Eric Sanderson wakes in an apartment that he soon finds is his own. He knows his name only from the driver’s license in his pocket. Leaning against the front door is an envelope addressed to him; he opens it and finds a letter directing him to call a Dr. Randle. Dr. Randle explains that Eric is experiencing a dissociative disorder. This is, according to Randle, the eleventh time Eric has completely lost his memory. It all began three years ago when he and his girlfriend, Clio Ames, were vacationing in the Greek Islands. Clio died in a mysterious accident and these episodes are how Eric has been dealing with his grief.

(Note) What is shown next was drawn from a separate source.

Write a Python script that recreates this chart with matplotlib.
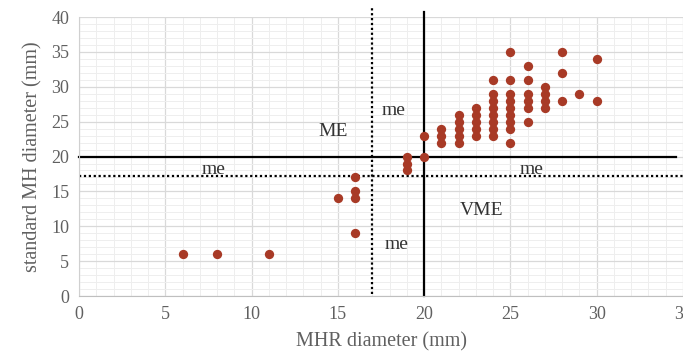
import matplotlib
matplotlib.use("Agg")
from matplotlib import pyplot as plt
from matplotlib.ticker import MultipleLocator

# MHR diameter (x) vs standard MH diameter (y)
mhr = [6, 8, 11, 15, 16, 16, 16, 16,
       19, 19, 19, 20, 20,
       21, 21, 21,
       22, 22, 22, 22, 22,
       23, 23, 23, 23, 23,
       24, 24, 24, 24, 24, 24, 24, 24,
       25, 25, 25, 25, 25, 25, 25, 25, 25,
       26, 26, 26, 26, 26, 26,
       27, 27, 27, 27,
       28, 28, 28, 29, 30, 30]
mh = [6, 6, 6, 14, 17, 15, 14, 9,
      18, 19, 20, 20, 23,
      22, 23, 24,
      22, 23, 24, 25, 26,
      23, 24, 25, 26, 27,
      23, 24, 25, 26, 27, 28, 29, 31,
      22, 24, 25, 26, 27, 28, 29, 31, 35,
      25, 27, 28, 29, 31, 33,
      27, 28, 29, 30,
      28, 32, 35, 29, 28, 34]

# cut-off lines
solid_cut = 20
dotted_cut = 17.2
dotted_cut_x = 17

region_labels = ["ME", "me", "me", "me", "me", "VME"]
label_x = [14.7, 18.2, 7.8, 26.2, 18.4, 23.3]
label_y = [23.6, 26.6, 18.2, 18.2, 7.4, 12.2]

plt.rcParams['font.family'] = ['Liberation Serif', 'DejaVu Serif']

fig = plt.figure(figsize=(6.83, 3.56), dpi=100)
ax = fig.add_axes([0.1157, 0.1685, 0.8843, 0.7835])
ax.set_xlim(0, 35)
ax.set_ylim(0, 40)

ax.xaxis.set_major_locator(MultipleLocator(5))
ax.yaxis.set_major_locator(MultipleLocator(5))
ax.xaxis.set_minor_locator(MultipleLocator(1))
ax.yaxis.set_minor_locator(MultipleLocator(1))
ax.grid(which='major', color='#d9d9d9', lw=0.9)
ax.grid(which='minor', color='#eeeeee', lw=0.7)
ax.set_axisbelow(True)
ax.tick_params(which='both', length=0, labelsize=13, labelcolor='#606060')
ax.tick_params(axis='x', pad=7)
ax.tick_params(axis='y', pad=7)

for side in ['top', 'right']:
    ax.spines[side].set_visible(False)
ax.spines['left'].set_color('#d0d0d0')
ax.spines['bottom'].set_color('#bfbfbf')

# threshold lines
ax.plot([0, 34.6], [solid_cut, solid_cut], color='black', lw=1.6, clip_on=False)
ax.plot([solid_cut, solid_cut], [0, 40.7], color='black', lw=1.6, clip_on=False)
ax.plot([0, 35], [dotted_cut, dotted_cut], color='black', lw=1.6, ls=(0, (1, 1.2)), clip_on=False)
ax.plot([dotted_cut_x, dotted_cut_x], [0.3, 41.3], color='black', lw=1.6, ls=(0, (1, 1.2)), clip_on=False)

ax.scatter(mhr, mh, s=45, color='#A83A26', zorder=3, linewidths=0)

for t, x, y in zip(region_labels, label_x, label_y):
    ax.text(x, y, t, ha='center', va='center', fontsize=14, color='#333333')

ax.set_xlabel("MHR diameter (mm)", fontsize=14.5, color='#606060', labelpad=7)
ax.set_ylabel("standard MH diameter (mm)", fontsize=14.5, color='#606060', labelpad=6)

fig.savefig("out.png", dpi=100)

Simple enough, perhaps, until the protagonist Eric begins to receive cryptic daily correspondence from “the First Eric Sanderson,” correspondence that hints to the current Eric’s lack of safety and to a much deeper plot involving “conceptual fish”—creatures that inhabit a surreal alternate existence—the largest and most menacing of which, the Ludovician, has repeatedly devoured Eric’s memories.
I’m still processing my reaction to this book. I read it voraciously in a matter of two days, despite its length. That’s a good sign. As I read it, I thought “I’ve read this before and I’ve read it better,” but I honestly can’t say where or how. I do know that the tragic end of the book hit me like a stiletto to the gut. I read and reread the last two pages to try to find something hopeful or peaceful to cling to. I didn’t find it. And still, two days later, I still feel a bit despondent about it.

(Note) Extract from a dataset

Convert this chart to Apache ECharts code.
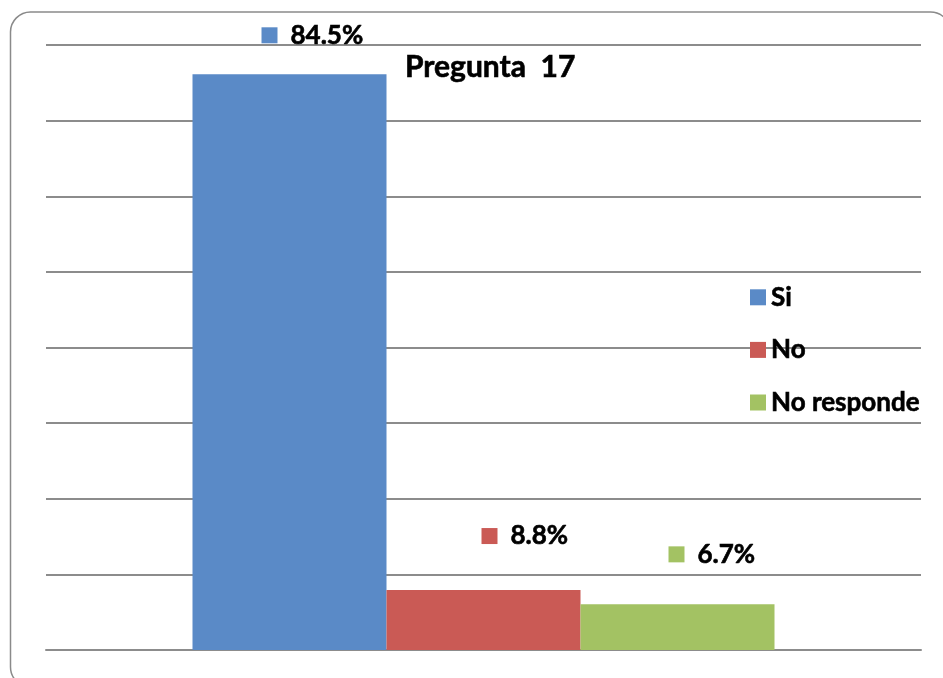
<!DOCTYPE html>
<html>
<head>
<meta charset="utf-8">
<script src="https://cdn.jsdelivr.net/npm/echarts@6/dist/echarts.min.js"></script>
<style>
  html, body { margin: 0; padding: 0; background: #fff; }
  #main { width: 943px; height: 678px; }
</style>
</head>
<body>
<div id="main"></div>
<script>
// datos de la pregunta 17
const categorias = ['Pregunta 17']
const respuestas = ['Si', 'No', 'No responde']
const valores = [84.5, 8.8, 6.7]
const colores = ['#5A8AC7', '#CA5A55', '#A3C263']
// desplazamiento de cada etiqueta respecto a la barra
const offsets = [[-28, -39], [-2, -54], [-9, -50]]

const fuente = 'Lato'
// trazo fino para engrosar la letra como en el original
const grueso = { textBorderColor: '#000', textBorderWidth: 0.6 }

const myChart = echarts.init(document.getElementById('main'))

const series = respuestas.map((nombre, i) => ({
	name: nombre,
	type: 'bar',
	barWidth: 194,
	barGap: '0%',
	itemStyle: { color: colores[i] },
	label: {
		show: true,
		position: 'top',
		distance: 0,
		align: 'left',
		verticalAlign: 'middle',
		offset: offsets[i],
		formatter: (p) => '{s|}{v|' + p.value.toFixed(1) + '%}',
		rich: {
			s: { width: 16, height: 16, backgroundColor: colores[i] },
			v: Object.assign({ fontFamily: fuente, fontWeight: 'bold', fontSize: 26, color: '#000', padding: [0, 0, 0, 13] }, grueso)
		}
	},
	data: [valores[i]]
}))

myChart.setOption({
	animation: false,
	title: {
		text: 'Pregunta  17',
		left: 400,
		top: 47,
		textStyle: Object.assign({ fontFamily: fuente, fontWeight: 'bold', fontSize: 30, color: '#000' }, grueso)
	},
	legend: {
		orient: 'vertical',
		left: 750,
		top: 284,
		padding: 0,
		itemWidth: 16,
		itemHeight: 16,
		itemGap: 26,
		icon: 'rect',
		textStyle: Object.assign({ fontFamily: fuente, fontWeight: 'bold', fontSize: 26, lineHeight: 25, color: '#000' }, grueso),
		data: respuestas
	},
	grid: { left: 46, right: 22, top: 45, bottom: 28 },
	xAxis: {
		type: 'category',
		data: categorias,
		axisLine: { show: true, lineStyle: { color: '#8c8c8c', width: 2 } },
		axisTick: { show: false },
		axisLabel: { show: false }
	},
	yAxis: {
		type: 'value',
		min: 0,
		max: 88.8,
		interval: 11.1,
		axisLabel: { show: false },
		axisLine: { show: false },
		axisTick: { show: false },
		splitLine: { lineStyle: { color: '#8c8c8c', width: 2 } }
	},
	graphic: [{
		type: 'rect',
		shape: { x: 10.5, y: 12, width: 940, height: 675, r: 20 },
		style: { fill: 'none', stroke: '#8a8a8a', lineWidth: 1.5 },
		silent: true,
		z: -1
	}],
	series: series
})
</script>
</body>
</html>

It was the snippets of flashback that really got to me. The current Eric Sanderson’s life didn’t affect me to the same degree that the shadows of his true life shook me. Likewise the real-time love story that emerges is far less moving and passionate than the slivers of the love story between the lost Eric and the doomed Clio.
Apparently The Raw Shark Texts was huge in England (whenever I say something like that I am reminded of Matt Dillon in the 1992 movie Singles, talking about his pathetic Seattle grunge band, Citizen Dick, “We’re huge in Belgium, man.”). But my jury is still out on this book. I can say without a doubt that I liked it but that it wasn’t quite worthy of the gushing blurby praise on its cover. It wasn’t as groundbreaking as the critics professed it was, but it broke a little tiny something inside of me. I miss the book, and that’s something.